The Rise in Police Suicides from France to the US

It is dangerous being a police officer, and in more ways than one. This is a fact that France is painfully waking up to at the moment, with the country facing a very disconcerting rise in police suicides. 64 French gendarmes have taken their own lives so far in 2019. What’s particularly alarming about this figure is that it surpasses the number of officers who have died in the line of duty.

Not only that, but the current suicide rate among the gendarmerie is 36% higher than that of the general population. Denis Jacob, the head of the Alternative Police CFDT union, predicts that this difference is likely to become more pronounced in the coming months: “given the situation today, 2019 could be the worst [for officer suicides] in the last 30 years.”

The picture is looking bleak for France, yet French authorities are at a loss to explain exactly why stress levels are mounting among police. A parliamentary inquiry published in July highlighted a range of reasons, ranging from outdated resources to the precipitous rise of unpaid overtime. Still, it didn’t pinpoint anything especially conclusive or penetrating, with report author and En Marche parliamentarian, Jean-Michel Fauvergue, writing: “Many of the women and men serving in the police or gendarmerie work in deplorable conditions, stemming notably from the dilapidation of police buildings.”

Aside from focusing on poor equipment, poor lodgings, poor working hours, poor pay, poor support, and all the other mundane yet insidious reasons why police officers become stressed, French authorities should also look to situations in other countries. Because rising levels of police stress and suicide aren’t restricted only to France.

In the United States, police deaths by suicide have outnumbered deaths in the line of duty for three consecutive years, with the toll for 2018 being 167. In the United Kingdom, the number of police officers taking sick days off work as a result of stress and anxiety has doubled in five years, while 21 officers died by suicide in England and Wales in 2017 (the latest year for which there’s data).

And it’s not just the UK or the US: Russia, Canada, and India are all confronting their own issues of rising or already high police suicides. Once again, the same factors of overwork, under-support and trauma are at play in these cases, but in attempting to understand the marked rise happening in nations such as France, it’s worth pointing to one other significant factor.

This is the vital yet neglected issue of legitimacy and public perception. In France, the police have long been the subject of derision or outright hostility, and things have only been exacerbated since the beginning of Yellow Vest protests last November. In April, such protestors reportedly urged officers to commit suicide during heated confrontations, and while it’s unlikely that most Gilet Jaunes take their rhetoric this far when dealing with the police, this episode is indicative of how the public perception of French authorities has soured significantly in recent months.

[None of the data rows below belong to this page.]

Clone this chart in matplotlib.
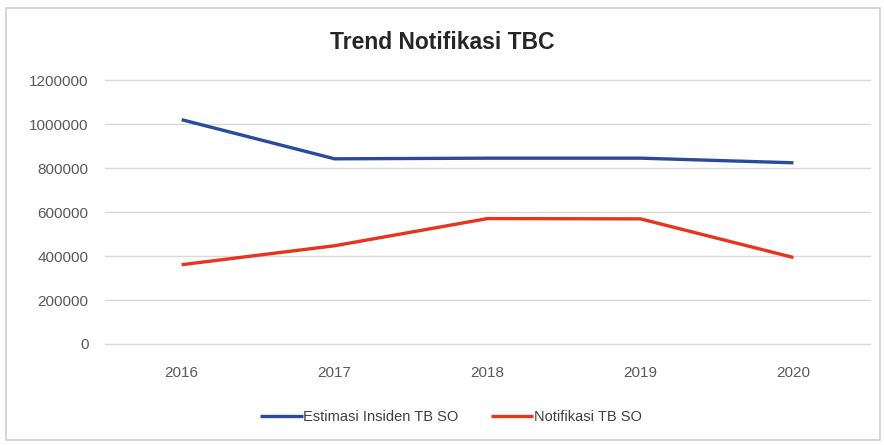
import matplotlib.pyplot as plt
from matplotlib.patches import Rectangle

years = ["2016", "2017", "2018", "2019", "2020"]
estimasi = [1020000, 842000, 845000, 845000, 824000]
notifikasi = [360565, 446732, 570289, 568987, 393323]
y_ticks = [0, 200000, 400000, 600000, 800000, 1000000, 1200000]

plt.rcParams["font.family"] = ["Liberation Sans", "DejaVu Sans"]

fig = plt.figure(figsize=(8.84, 4.45), dpi=100)
ax = fig.add_axes([0.119, 0.227, 0.865, 0.593])

x = list(range(len(years)))
ax.plot(x, estimasi, color="#2a4a9c", lw=2.4, label="Estimasi Insiden TB SO", solid_capstyle="butt")
ax.plot(x, notifikasi, color="#e8341f", lw=2.4, label="Notifikasi TB SO", solid_capstyle="butt")

ax.set_xlim(-0.5, len(years) - 0.5)
ax.set_ylim(0, 1200000)
ax.set_yticks(y_ticks)
ax.set_yticklabels([str(v) for v in y_ticks])
ax.set_xticks(x)
ax.set_xticklabels(years)
ax.tick_params(axis="both", length=0, labelsize=11, colors="#595959")
ax.tick_params(axis="y", pad=12)
ax.tick_params(axis="x", pad=16)
ax.grid(axis="y", color="#d9d9d9", lw=1)
for gl in ax.get_ygridlines():
    gl.set_clip_on(False)
ax.set_axisbelow(True)
for s in ax.spines.values():
    s.set_visible(False)

fig.text(0.5, 0.905, "Trend Notifikasi TBC", ha="center", va="center",
         fontsize=16.5, fontweight="bold", color="#262626")

fig.legend(loc="center", bbox_to_anchor=(0.51, 0.062), ncol=2, frameon=False,
           fontsize=10.5, handlelength=2.9, columnspacing=2.2, handletextpad=0.05,
           labelcolor="#404040")

fig.patches.append(Rectangle((0.007, 0.011), 0.988, 0.971, transform=fig.transFigure,
                             fill=False, edgecolor="#d0d0d0", lw=1.2))

fig.savefig("out.png", dpi=100)
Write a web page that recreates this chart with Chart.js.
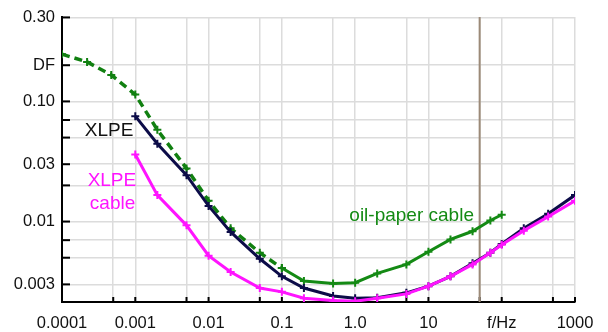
<!DOCTYPE html>
<html>
<head>
<meta charset="utf-8">
<script src="https://cdn.jsdelivr.net/npm/chart.js@4/dist/chart.umd.min.js"></script>
<style>
  html, body { margin: 0; padding: 0; background: #fff; }
  #wrap { width: 608px; height: 332px; }
</style>
</head>
<body>
<div id="wrap"><canvas id="dfChart"></canvas></div>
<script>
// frequency (Hz) and dissipation factor readings
var oilDashFreq = [0.0001, 0.00022, 0.00047, 0.001, 0.002, 0.005, 0.01, 0.02, 0.05, 0.1];
var oilDashDF   = [0.247, 0.213, 0.166, 0.114, 0.058, 0.0277, 0.0149, 0.0088, 0.0055, 0.0041];
var oilFreq = [0.1, 0.2, 0.5, 1, 2, 5, 10, 20, 40, 70, 100];
var oilDF   = [0.0041, 0.0032, 0.00305, 0.0031, 0.0037, 0.0044, 0.0056, 0.0071, 0.0083, 0.0102, 0.0114];
var xlpeFreq = [0.001, 0.002, 0.005, 0.01, 0.02, 0.05, 0.1, 0.2, 0.5, 1, 2, 5, 10, 20, 40, 70, 100, 200, 430, 1000];
var xlpeDF   = [0.0754, 0.0444, 0.0243, 0.0135, 0.0082, 0.0049, 0.0035, 0.0028, 0.0024, 0.0023, 0.00232, 0.00255, 0.0029, 0.0035, 0.0045, 0.0055, 0.0065, 0.0088, 0.0116, 0.0166];
var cableDF  = [0.0361, 0.0166, 0.0093, 0.0052, 0.0038, 0.0028, 0.0026, 0.0023, 0.0022, 0.00217, 0.0023, 0.0025, 0.0029, 0.0035, 0.0044, 0.0055, 0.0064, 0.0084, 0.011, 0.0149];

var xTicks = [0.0001, 0.0005, 0.001, 0.005, 0.01, 0.05, 0.1, 0.5, 1, 5, 10, 50, 100, 500, 1000];
var xTickLabels = {0.0001: "0.0001", 0.001: "0.001", 0.01: "0.01", 0.1: "0.1", 1: "1.0", 10: "10", 100: "f/Hz", 1000: "1000"};
var yTicks = [0.5, 0.2, 0.1, 0.07, 0.05, 0.03, 0.02, 0.01, 0.007, 0.005, 0.003];
var yTickLabels = {0.5: "0.30", 0.2: "DF", 0.1: "0.10", 0.03: "0.03", 0.01: "0.01", 0.003: "0.003"};
var mainsFreq = 50;

var notes = [
  { text: "XLPE", x: 0.00044, y: 0.0567, color: "#111" },
  { text: "XLPE", x: 0.00048, y: 0.0217, color: "#ff14ff" },
  { text: "cable", x: 0.00049, y: 0.0141, color: "#ff14ff" },
  { text: "oil-paper cable", x: 5.9, y: 0.0112, color: "#148a14" }
];

function pts(xs, ys) {
  return xs.map(function (f, i) { return { x: f, y: ys[i] }; });
}

var FONT = "'Liberation Sans', Arial, sans-serif";

var extras = {
  id: "extras",
  beforeDatasetsDraw: function (chart) {
    var c = chart.ctx, xs = chart.scales.x, ys = chart.scales.y, a = chart.chartArea;
    c.save();
    // inward tick marks
    c.strokeStyle = "#000";
    c.lineWidth = 2;
    xTicks.forEach(function (v) {
      var px = xs.getPixelForValue(v);
      c.beginPath(); c.moveTo(px, a.bottom); c.lineTo(px, a.bottom - 5); c.stroke();
    });
    yTicks.forEach(function (v) {
      var py = ys.getPixelForValue(v);
      c.beginPath(); c.moveTo(a.left, py); c.lineTo(a.left + 8, py); c.stroke();
    });
    // 50 Hz marker
    var lx = xs.getPixelForValue(mainsFreq);
    c.strokeStyle = "#9c8a78";
    c.lineWidth = 2;
    c.beginPath(); c.moveTo(lx, a.top); c.lineTo(lx, a.bottom); c.stroke();
    c.restore();
  },
  afterDraw: function (chart) {
    var c = chart.ctx, xs = chart.scales.x, ys = chart.scales.y;
    c.save();
    c.font = "19px " + FONT;
    c.textAlign = "center";
    c.textBaseline = "middle";
    notes.forEach(function (n) {
      c.fillStyle = n.color;
      c.fillText(n.text, xs.getPixelForValue(n.x), ys.getPixelForValue(n.y));
    });
    c.restore();
  }
};

var lineStyle = function (color, width) {
  return {
    borderColor: color,
    backgroundColor: color,
    borderWidth: width,
    pointStyle: "cross",
    pointRadius: 4,
    pointBorderWidth: 2,
    pointBorderColor: color,
    tension: 0,
    fill: false
  };
};

document.addEventListener("DOMContentLoaded", function () {
  var ctx = document.getElementById("dfChart").getContext("2d");
  new Chart(ctx, {
    type: "scatter",
    data: {
      datasets: [
        Object.assign({ label: "XLPE cable", data: pts(xlpeFreq, cableDF), showLine: true }, lineStyle("#ff14ff", 3)),
        Object.assign({ label: "XLPE", data: pts(xlpeFreq, xlpeDF), showLine: true }, lineStyle("#0c0c48", 3)),
        Object.assign({ label: "oil-paper (low f)", data: pts(oilDashFreq, oilDashDF), showLine: true, borderDash: [8, 5] }, lineStyle("#118011", 3.5)),
        Object.assign({ label: "oil-paper cable", data: pts(oilFreq, oilDF), showLine: true }, lineStyle("#148a14", 3))
      ]
    },
    options: {
      responsive: true,
      maintainAspectRatio: false,
      animation: false,
      layout: { padding: { top: 10, right: 33, left: 0, bottom: 0 } },
      plugins: { legend: { display: false }, tooltip: { enabled: false } },
      scales: {
        x: {
          type: "logarithmic",
          min: 0.0001,
          max: 1000,
          afterBuildTicks: function (s) { s.ticks = xTicks.map(function (v) { return { value: v }; }); },
          afterFit: function (s) { s.height = 30; },
          ticks: {
            autoSkip: false,
            maxRotation: 0,
            padding: 12,
            color: "#111",
            font: { family: FONT, size: 16.5 },
            callback: function (v) { return xTickLabels[v] || ""; }
          },
          grid: { color: "#dcdcdc", lineWidth: 1.5, drawTicks: false },
          border: { display: true, color: "#000", width: 2 }
        },
        y: {
          type: "logarithmic",
          min: 0.00214,
          max: 0.505,
          afterBuildTicks: function (s) { s.ticks = yTicks.map(function (v) { return { value: v }; }); },
          afterFit: function (s) { s.width = 62; },
          ticks: {
            autoSkip: false,
            padding: 7,
            color: "#111",
            font: { family: FONT, size: 16.5 },
            callback: function (v) { return yTickLabels[v] || ""; }
          },
          grid: { color: "#dcdcdc", lineWidth: 1.5, drawTicks: false },
          border: { display: true, color: "#000", width: 2 }
        }
      }
    },
    plugins: [extras]
  });
});
</script>
</body>
</html>
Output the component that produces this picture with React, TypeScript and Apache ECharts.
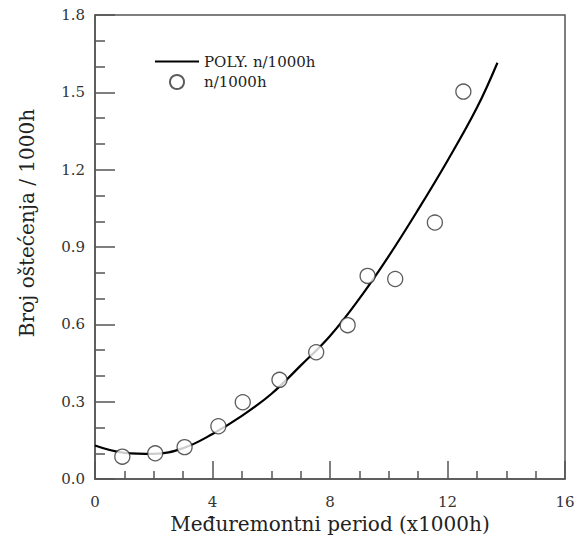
import React, { useEffect, useRef } from "react";
import * as echarts from "echarts";

// Observed data points (n/1000h)
const pointX = [0.93, 2.05, 3.05, 4.2, 5.03, 6.28, 7.53, 8.6, 9.28, 10.22, 11.57, 12.54];
const pointY = [0.087, 0.1, 0.124, 0.205, 0.298, 0.385, 0.492, 0.597, 0.788, 0.776, 0.995, 1.503];

// Polynomial fit curve
const curveX = [0, 1, 2, 3, 4, 5, 6, 7, 8, 9, 10, 11, 12, 13, 13.7];
const curveY = [0.13, 0.102, 0.098, 0.12, 0.175, 0.245, 0.33, 0.44, 0.555, 0.7, 0.865, 1.045, 1.235, 1.44, 1.615];

const xTicks = [0, 4, 8, 12, 16];
const yTicks = [0, 0.3, 0.6, 0.9, 1.2, 1.5, 1.8];

const FONT = "DejaVu Serif";

export default function App() {
  const ref = useRef<HTMLDivElement>(null);
  useEffect(() => {
    if (!ref.current) return;
    const chart = echarts.init(ref.current, null, { renderer: "svg" });
    const axisLine = { show: true, lineStyle: { color: "#555", width: 1.5 } };
    chart.setOption({
      animation: false,
      backgroundColor: "#fff",
      grid: {
        left: 95,
        top: 15,
        width: 470,
        height: 471,
        show: true,
        borderColor: "#555",
        borderWidth: 1.5,
        containLabel: false,
      },
      legend: {
        left: 150,
        top: 49,
        orient: "vertical",
        itemWidth: 44,
        itemHeight: 14,
        itemGap: 5,
        textStyle: { fontFamily: FONT, fontSize: 15, color: "#222" },
        data: [
          { name: "POLY. n/1000h", icon: "path://M0,0 L44,0 L44,2.2 L0,2.2 Z" },
          { name: "n/1000h" },
        ],
      },
      xAxis: {
        type: "value",
        min: xTicks[0],
        max: xTicks[xTicks.length - 1],
        interval: 4,
        name: "Međuremontni period (x1000h)",
        nameLocation: "middle",
        nameGap: 33,
        nameTextStyle: { fontFamily: FONT, fontSize: 20, color: "#222" },
        axisLine,
        axisTick: { show: true, inside: true, length: 18, lineStyle: { color: "#555", width: 1.5 } },
        minorTick: { show: true, splitNumber: 4, length: 8, lineStyle: { color: "#555", width: 1.5 } },
        axisLabel: { fontFamily: FONT, fontSize: 15, color: "#333", margin: 15 },
        splitLine: { show: false },
      },
      yAxis: {
        type: "value",
        min: yTicks[0],
        max: yTicks[yTicks.length - 1],
        interval: 0.3,
        name: "Broj oštećenja / 1000h",
        nameLocation: "middle",
        nameGap: 58,
        nameTextStyle: { fontFamily: FONT, fontSize: 20, color: "#222", padding: [0, 0, 0, 48] },
        axisLine,
        axisTick: { show: true, inside: true, length: 20, lineStyle: { color: "#555", width: 1.5 } },
        minorTick: { show: true, splitNumber: 3, length: 10, lineStyle: { color: "#555", width: 1.5 } },
        axisLabel: {
          fontFamily: FONT,
          fontSize: 15,
          color: "#333",
          margin: 10,
          formatter: (v: number) => v.toFixed(1),
        },
        splitLine: { show: false },
      },
      series: [
        {
          name: "POLY. n/1000h",
          type: "line",
          smooth: 0.4,
          symbol: "none",
          data: curveX.map((x, i) => [x, curveY[i]]),
          lineStyle: { color: "#000", width: 2.2 },
          itemStyle: { color: "#000" },
          z: 2,
        },
        {
          name: "n/1000h",
          type: "scatter",
          symbol: "circle",
          symbolSize: 15,
          data: pointX.map((x, i) => [x, pointY[i]]),
          itemStyle: { color: "#fff", borderColor: "#333", borderWidth: 1.3 },
          z: 3,
        },
      ],
    });
    return () => chart.dispose();
  }, []);
  return (
    <div
      ref={ref}
      style={{ position: "fixed", left: 0, top: 0, width: 587, height: 539 }}
    />
  );
}
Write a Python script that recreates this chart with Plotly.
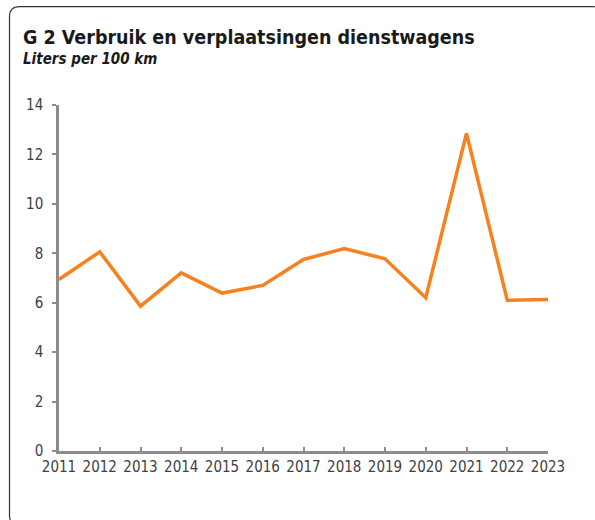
import plotly.graph_objects as go

years = list(range(2011, 2024))
liters_per_100km = [6.94, 8.06, 5.86, 7.21, 6.39, 6.70, 7.75, 8.19, 7.78, 6.20, 12.85, 6.10, 6.13]
y_ticks = [0, 2, 4, 6, 8, 10, 12, 14]

title = "G 2 Verbruik en verplaatsingen dienstwagens"
subtitle = "Liters per 100 km"

W, H = 595, 520
L, R, T, B = 59, 548, 105, 451.5

def px(x):
    return (x - L) / (R - L)

def py(y):
    return (B - y) / (B - T)

FONT = "DejaVu Sans Condensed"

fig = go.Figure()
fig.add_trace(go.Scatter(
    x=years, y=liters_per_100km, mode="lines",
    line=dict(color="#F5821F", width=3.5),
    hoverinfo="x+y", showlegend=False,
))

# rounded border (right and bottom edges lie outside the visible area)
x0, x1, y0, y1 = px(9.5), px(603), py(6.5), py(526)
rx, ry = 10 / (R - L), 10 / (B - T)
path = (f"M {x0},{y0 - ry} Q {x0},{y0} {x0 + rx},{y0} L {x1 - rx},{y0} "
        f"Q {x1},{y0} {x1},{y0 - ry} L {x1},{y1 + ry} Q {x1},{y1} {x1 - rx},{y1} "
        f"L {x0 + rx},{y1} Q {x0},{y1} {x0},{y1 + ry} Z")
fig.add_shape(type="path", path=path, xref="paper", yref="paper",
              line=dict(color="#333333", width=1.2), layer="below")

fig.add_annotation(text=f"<b>{title}</b>", xref="paper", yref="paper",
                   x=px(21), y=py(24), xanchor="left", yanchor="top",
                   showarrow=False, font=dict(family=FONT, size=19.5, color="#1a1a1a"))
fig.add_annotation(text=f"<b><i>{subtitle}</i></b>", xref="paper", yref="paper",
                   x=px(21), y=py(48), xanchor="left", yanchor="top",
                   showarrow=False, font=dict(family=FONT, size=15, color="#1a1a1a"))

fig.update_layout(
    width=W, height=H,
    margin=dict(l=L, r=W - R, t=T, b=H - B, pad=0),
    paper_bgcolor="white", plot_bgcolor="white",
    font=dict(family=FONT, size=15, color="#404040"),
)
fig.update_xaxes(
    range=[years[0], years[-1]], tickmode="array", tickvals=years,
    ticktext=[str(y) for y in years],
    showgrid=False, zeroline=False, showline=True,
    linecolor="#8c8c8c", linewidth=2.5,
    ticks="inside", ticklen=4, tickcolor="#8c8c8c", tickwidth=1.5,
    tickfont=dict(family=FONT, size=15, color="#404040"),
)
fig.update_yaxes(
    range=[0, 14], tickmode="array", tickvals=y_ticks,
    showgrid=False, zeroline=False, showline=True,
    linecolor="#8c8c8c", linewidth=2.5,
    ticks="outside", ticklen=4, tickcolor="#8c8c8c", tickwidth=1.5,
    ticklabelstandoff=6,
    tickfont=dict(family=FONT, size=15, color="#404040"),
)

fig.write_html("out.html", config={"displayModeBar": False},
               post_script="document.body.style.margin='0';")
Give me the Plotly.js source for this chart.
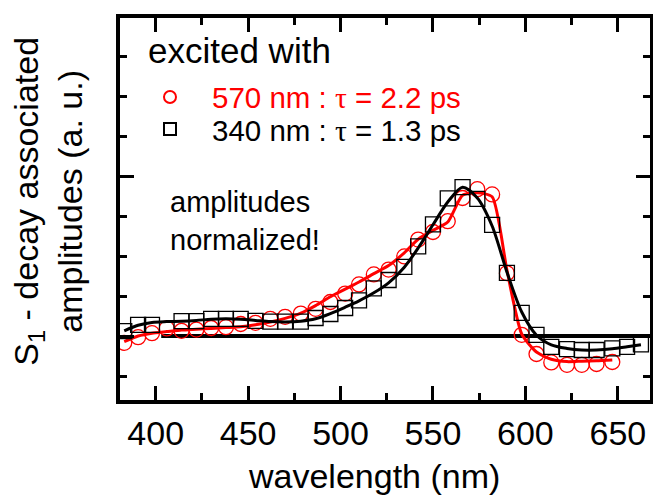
<!DOCTYPE html>
<html>
<head>
<meta charset="utf-8">
<script src="https://cdn.plot.ly/plotly-3.0.1.min.js"></script>
<style>html,body{margin:0;padding:0;background:#fff;}</style>
</head>
<body>
<div id="chart" style="width:653px;height:498px;"></div>
<script>
// wavelength grid (nm)
const wavelength = [383, 390.5, 398, 406, 414, 422, 430, 438, 446, 454, 462, 470, 478.5, 486.5, 494.5, 502.5, 510, 518, 526, 534.5, 542, 550, 558, 566, 574, 582, 590, 598, 606, 614, 622.5, 630.5, 638.5, 647, 655, 662.5];

// excited with 570 nm (red circles) and its fit
const amp570 = [-0.17, -0.03, 0.07, 0.19, 0.13, 0.16, 0.20, 0.22, 0.30, 0.33, 0.43, 0.48, 0.56, 0.68, 0.85, 1.06, 1.29, 1.54, 1.66, 1.99, 2.41, 2.60, 2.87, 3.45, 3.67, 3.54, 1.57, 0.03, -0.45, -0.66, -0.72, -0.72, -0.70, -0.65];
const fit570 = [-0.14, 0.00, 0.07, 0.11, 0.15, 0.17, 0.19, 0.21, 0.23, 0.28, 0.35, 0.44, 0.57, 0.76, 0.98, 1.17, 1.35, 1.56, 1.76, 2.08, 2.42, 2.64, 2.85, 3.52, 3.58, 3.48, 1.65, 0.05, -0.40, -0.58, -0.64, -0.63, -0.62, -0.60];

// excited with 340 nm (black squares) and its fit
const amp340 = [0.12, 0.28, 0.28, null, 0.37, 0.37, 0.43, 0.43, 0.43, 0.38, 0.36, 0.36, 0.36, 0.45, 0.55, 0.70, 0.89, 1.19, 1.40, 1.73, 2.24, 2.79, 3.44, 3.72, 3.43, 2.78, 1.58, 0.58, 0.03, -0.27, -0.33, -0.35, -0.35, -0.31, -0.27, -0.21];
const fit340 = [0.13, 0.27, 0.34, 0.36, 0.37, 0.39, 0.42, 0.43, 0.42, 0.39, 0.36, 0.35, 0.37, 0.43, 0.56, 0.72, 0.88, 1.08, 1.33, 1.72, 2.20, 2.78, 3.35, 3.72, 3.45, 2.75, 1.60, 0.60, 0.02, -0.22, -0.31, -0.35, -0.35, -0.32, -0.27, -0.22];

const xTickVals = [400, 450, 500, 550, 600, 650];
const xTickText = ['400', '450', '500', '550', '600', '650'];
const xRange = [380.7, 667.4];
const yRange = [-1.6, 7.95];
const baselineStart = 403;

const label570 = '570 nm : <span style="font-family:\'Liberation Serif\'">τ</span> = 2.2 ps';
const label340 = '340 nm : <span style="font-family:\'Liberation Serif\'">τ</span> = 1.3 ps';

const FONT = 'Liberation Sans, Arial, sans-serif';
const RED = '#ff0000';

const w570 = wavelength.slice(0, amp570.length);

const traces = [
  {x: [baselineStart, xRange[1]], y: [0, 0], mode: 'lines', line: {color: '#000', width: 4}, showlegend: false, hoverinfo: 'skip'},
  {x: w570, y: fit570, mode: 'lines', line: {color: RED, width: 3, shape: 'spline', smoothing: 0.6}, showlegend: false},
  {x: w570, y: amp570, mode: 'markers', name: label570, legend: 'legend',
   marker: {symbol: 'circle-open', size: 15, color: RED, line: {color: RED, width: 1.3}}},
  {x: wavelength, y: amp340, mode: 'markers', name: label340, legend: 'legend2',
   marker: {symbol: 'square-open', size: 15, color: '#000', line: {color: '#000', width: 1.3}}},
  {x: wavelength, y: fit340, mode: 'lines', line: {color: '#000', width: 3, shape: 'spline', smoothing: 0.8}, showlegend: false}
];

const axisCommon = {
  showline: true, linecolor: '#000', linewidth: 4, mirror: 'allticks',
  ticks: 'inside', tickcolor: '#000', tickwidth: 3, ticklen: 14,
  showgrid: false, zeroline: false, fixedrange: true
};

const layout = {
  width: 653, height: 498,
  margin: {l: 120, r: 3, t: 18, b: 98, pad: 0},
  paper_bgcolor: '#fff', plot_bgcolor: '#fff',
  font: {family: FONT, color: '#000'},
  xaxis: Object.assign({}, axisCommon, {
    range: xRange, tickmode: 'array', tickvals: xTickVals, ticktext: xTickText,
    tickfont: {family: FONT, size: 34, color: '#000'},
    minor: {dtick: 25, tick0: 0, ticks: 'inside', ticklen: 7, tickwidth: 3, tickcolor: '#000'}
  }),
  yaxis: Object.assign({}, axisCommon, {
    range: yRange, tickmode: 'linear', tick0: 0, dtick: 4, showticklabels: false,
    minor: {dtick: 1, tick0: 0, ticks: 'inside', ticklen: 7, tickwidth: 3, tickcolor: '#000'}
  }),
  legend: {x: 0.0151, y: 0.8605, xanchor: 'left', yanchor: 'top', bgcolor: 'rgba(0,0,0,0)',
    font: {family: FONT, size: 29.5, color: RED}, itemwidth: 74, itemsizing: 'constant', borderwidth: 0},
  legend2: {x: 0.0151, y: 0.7765, xanchor: 'left', yanchor: 'top', bgcolor: 'rgba(0,0,0,0)',
    font: {family: FONT, size: 29.5, color: '#000'}, itemwidth: 74, itemsizing: 'constant', borderwidth: 0},
  annotations: [
    {text: 'excited with', xref: 'paper', yref: 'paper', x: 0.049, y: 0.972, xanchor: 'left', yanchor: 'top',
     showarrow: false, font: {family: FONT, size: 35, color: '#000'}},
    {text: 'amplitudes<br>normalized!', xref: 'paper', yref: 'paper', x: 0.0906, y: 0.566, xanchor: 'left', yanchor: 'top',
     align: 'left', showarrow: false, font: {family: FONT, size: 29, color: '#000'}},
    {text: 'wavelength (nm)', xref: 'paper', yref: 'paper', x: 0.479, y: -0.145, xanchor: 'center', yanchor: 'top',
     showarrow: false, font: {family: FONT, size: 34, color: '#000'}},
    {text: 'S<sub>1</sub> - decay associated<br>amplitudes (a. u.)', xref: 'paper', yref: 'paper', x: -0.135, y: 0.52,
     xanchor: 'center', yanchor: 'middle', textangle: -90, showarrow: false, font: {family: FONT, size: 34, color: '#000'}}
  ],
  showlegend: true
};

Plotly.newPlot('chart', traces, layout, {displayModeBar: false, staticPlot: true});
</script>
</body>
</html>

Because of the brutal tactics and “excessive force” that French police have sometimes used in dealing with the Yellow Vest protests, they have increasingly come to be viewed as tools of the political and economic system protesters are railing against. In contrast to the 2015 Paris terror attacks (which briefly strengthened the view of police as ‘heroes’), they are being perceived as villains, which, in conjunction with the multitude of stresses already attached to policing, has made some police officers feel dangerously undervalued and overwhelmed.

The role of public legitimacy becomes more evident when examples outside of France are also examined. In the UK, a parliamentary report found that public trust in the police has been “severely dented” in recent years as a result of cuts to forces, while in the US there have been significant issues with trust in police in recent years, especially with levels of trust among young people, African Americans, Latinos, and other minorities. In America’s case, public confidence in police sank to a record-equalling low of 52% in June 2015, against the backdrop of the Black Lives Matter movement and the police shootings of unarmed black men in Ferguson, New York City, and North Charleston.

That trust dropped at this time is significant, and given that such questions of legitimacy haven’t really been resolved (the latest Gallup poll still puts trust at only 57%), it’s perhaps not surprising that suicide rates were higher than on-call deaths in 2016, 2017 and 2018. Of course, being a police officer is already stressful enough as it is, but when a palpable sense of public distrust or animosity is added to the mix, it can increase the burdens that policemen and women have to carry.

That’s why, aside from simply improving working conditions, increasing budgets and offering more personal support, any nation with a police suicide problem should take a long hard look at itself, and ask why the public bears so much ill will towards the force tasked with defending it and its social order. It just may be that this order needs fundamental overhaul, and that rather than getting the police to put down society’s discontents, society should be changed instead.